I was certainly naive at the time — as were many older and ‘wiser’ 68ers – particularly when it came to the labour movement. I penned a letter arguing in a debate that you couldn’t join the Labour Party because the Wilson government was in thrall to the ‘gnomes of Zurich’ (international bankers) and remember feeling smug that Tariq Ali and Bob Rowthorn had thrashed Michael Foot and Eric Heffer when the Black Dwarf debated Tribune at the start of 1969.

But despite this I came quickly to two views I continue to hold: firstly, that Stalinism had nothing to do with socialism and had to be destroyed and secondly that if you were serious about revolution you had to be part of a political organisation. The first – together with some personal contacts – led to me finding out more about Trotsky and Trotskyism. I went to a meeting of the International Marxist Group – the most ‘68ist’ of the Trotskyist groups and prominent in VSC – and later knocked on the door of their office in the East End to ask about joining. I talked to Pat Jordan, the IMG’s full timer, who sent me away with what was, in retrospect, a rather strange collection of literature to read. I cannot remember why exactly my intention to join the IMG faded – probably a combination of my not being taken very seriously and of me becoming more aware of the left and the IMG’s own lack of own seriousness with their ideas such as ‘student vanguardism’. In 1969, I eventually joined the International Socialists, like many because the group was open, provided a perspective for doing something in Britain and also had called for left unity.

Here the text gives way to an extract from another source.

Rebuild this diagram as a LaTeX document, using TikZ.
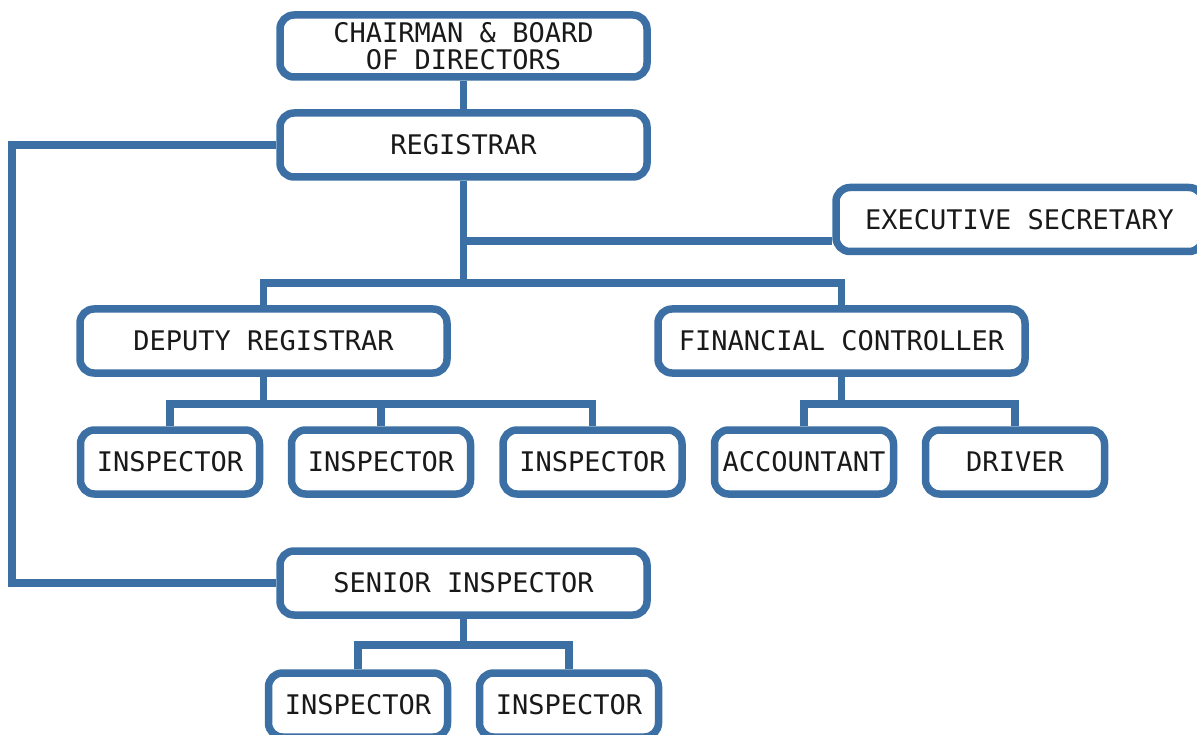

This must all sound horribly precocious – recently at a ‘68 conference in Berlin someone asked me my age and then disputed that I had been active in that year – and I suppose it was in a way. But I don’t think anyone with a germ of socialist awareness could just let the events of that year pass without being affected by them and, unlike many who use the exuberance and naivete of ‘68 poliitics as grounds for repudiating their youth and justifying a move to the right, I don’t feel sorry about that.